The dimension we can loosely call cyberspace is an exo-brain for the species, an extension of our shared, and maybe collective, consciousness. As a species our experience of the world is grounded in our interactions and shared definitions. So too is our relationship in the growing online world.

No Last Wishes

I see glimpses of you,
They drift across my mind,
Darkness closes in,
Smiles shift to tears.

Thinking of your words,
Phrases I thought I’d lost,
Memories left to haunt,
Emphasize, and punctuate, sorrow.

I’d trade all the time we shared,
Just to hear your voice,
Just to see your smile,
Just to hold you close.
(Mark Keating, 2017)

My memory already fades and moments of my friend seem to untether and slip away, when I think of her I see a lot of pictures and occasionally a shared experience.
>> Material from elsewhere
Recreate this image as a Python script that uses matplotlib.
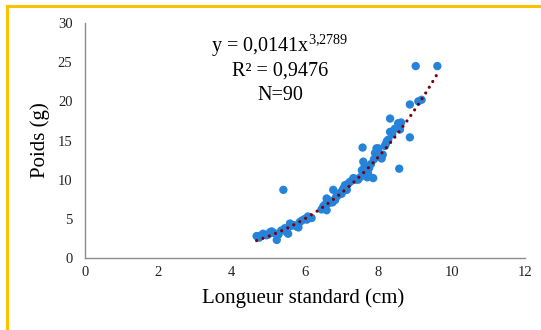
import matplotlib
matplotlib.use("Agg")
import matplotlib.pyplot as plt
import numpy as np
from matplotlib.lines import Line2D

# ---- data ----
longueur = [4.68, 4.75, 4.80, 4.86, 4.95, 5.00, 5.05, 5.09, 5.15, 5.23,
            5.28, 5.35, 5.41, 5.45, 5.50, 5.54, 5.59, 5.62, 5.70, 5.78,
            5.82, 5.86, 5.92, 6.00, 6.05, 6.08, 6.12, 6.18, 6.45, 6.50,
            6.54, 6.59, 6.59, 6.65, 6.70, 6.75, 6.77, 6.82, 6.85, 6.90,
            6.95, 7.00, 7.02, 7.05, 7.09, 7.14, 7.18, 7.22, 7.28, 7.32,
            7.35, 7.38, 7.45, 7.50, 7.57, 7.55, 7.59, 7.62, 7.65, 7.68,
            7.70, 7.72, 7.75, 7.80, 7.86, 7.88, 7.91, 7.95, 8.00, 8.04,
            8.09, 8.12, 8.18, 8.20, 8.23, 8.27, 8.32, 8.32, 8.38, 8.45,
            8.54, 8.57, 8.59, 8.62, 8.86, 8.86, 9.09, 9.18, 9.02, 9.61]
poids = [2.8, 2.6, 2.9, 3.1, 2.9, 3.0, 3.3, 3.4, 3.2, 2.3,
         3.0, 3.5, 8.7, 3.8, 3.3, 3.1, 4.4, 4.1, 4.2, 4.0,
         3.9, 4.6, 4.8, 5.0, 4.9, 5.3, 5.2, 5.1, 6.2, 6.6,
         6.8, 6.1, 7.6, 7.0, 7.3, 7.1, 8.7, 7.4, 7.8, 8.0,
         8.3, 8.2, 8.6, 8.9, 9.3, 8.7, 9.5, 9.7, 9.9, 10.2,
         10.1, 10.0, 10.0, 10.3, 14.1, 11.2, 12.3, 11.6, 10.6, 10.4,
         10.3, 10.8, 11.5, 12.0, 10.2, 12.6, 13.4, 14.0, 14.0, 12.9,
         12.7, 13.2, 14.3, 14.5, 14.9, 15.1, 17.8, 16.1, 15.8, 16.5,
         17.2, 11.4, 16.4, 17.3, 15.4, 19.6, 20.0, 20.2, 24.5, 24.5]

coef_a = 0.0141
coef_b = 3.2789
annot_lines = ["y = 0,0141x$^{3{,}2789}$", "R² = 0,9476", "N=90"]
x_ticks = [0, 2, 4, 6, 8, 10, 12]
y_ticks = [0, 5, 10, 15, 20, 25, 30]
x_label = "Longueur standard (cm)"
y_label = "Poids (g)"

W, H = 541, 330
fig = plt.figure(figsize=(W / 100, H / 100), dpi=100)
plt.rcParams['font.family'] = ['Liberation Serif', 'DejaVu Serif']
plt.rcParams['mathtext.fontset'] = 'custom'
plt.rcParams['mathtext.rm'] = 'Liberation Serif'

def fx(px):
    return px / W

def fy(py):
    return 1 - py / H

ax = fig.add_axes([fx(85), fy(258), fx(525) - fx(85), fy(23) - fy(258)])
ax.scatter(longueur, poids, s=36, color="#2583DA", edgecolors="none", zorder=3)

xs = np.linspace(min(longueur), max(longueur), 400)
ax.plot(xs, coef_a * xs ** coef_b, color="#7A0010", linestyle=(0, (0.01, 2.1)),
        linewidth=2.3, dash_capstyle="round", solid_capstyle="round", zorder=4)

ax.set_xlim(0, 12)
ax.set_ylim(0, 30)
ax.set_xticks(x_ticks)
ax.set_yticks(y_ticks)
ax.tick_params(length=0, labelsize=10.5, colors="#222222", pad=6)
ax.tick_params(axis='y', pad=9)
for s in ["top", "right"]:
    ax.spines[s].set_visible(False)
for s in ["left", "bottom"]:
    ax.spines[s].set_color("#8C8C8C")
    ax.spines[s].set_linewidth(1.0)

fig.text(fx(303), fy(298), x_label, ha="center", va="center", fontsize=15)
fig.text(fx(40), fy(140), y_label, ha="center", va="center", fontsize=15, rotation=90)

for i, t in enumerate(annot_lines):
    fig.text(fx(280), fy(46 + i * 25), t, ha="center", va="center", fontsize=14.5)

# outer border (top & left)
fig.add_artist(Line2D([fx(7), 1], [fy(6), fy(6)], color="#FFC000", linewidth=2.2))
fig.add_artist(Line2D([fx(7), fx(7)], [fy(6), 0], color="#FFC000", linewidth=2.2))

fig.savefig("out.png", dpi=100)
But the photos and electronic material are so much richer in colour and definition.

What they don’t have is her touch. If I focus hard I can feel her touch on my hand, the last gentle squeeze of friendship, the last hug where we kissed cheeks and she held the back of my neck.

I loved my friend. It was the love of a brother to a sister or a child to a parent. She was my family.

All that remains are the fragments inside my mind, the human machine, and the ephemera in cyberspace.

In Brazil the protagonist’s father is called Jeremiah, and that name is used as an anagram in an unlock code. In a direct quote from the film a character reveals the code when he tells the hero:

“‘Ere I am, J.H. …The ghost in the machine.”

Jane Haggerstone, who became Jane Harvey, my own JH. I came here to say goodbye one last time.

But I keep the spectres of her as electronic ephemera, shadows and reflections in my thoughts, and the lingering pain, a loss, in my heart.

Here you are Jane, a ghost in this machine.

[*] After reading this Leigh has made the point that we may not have requested a song but merely offered a text explaining what the thing was we feared. This would likely explain why we cannot recall what song was played. Nathan attempted to contact Sara Cox but had no reply by the time we had the service.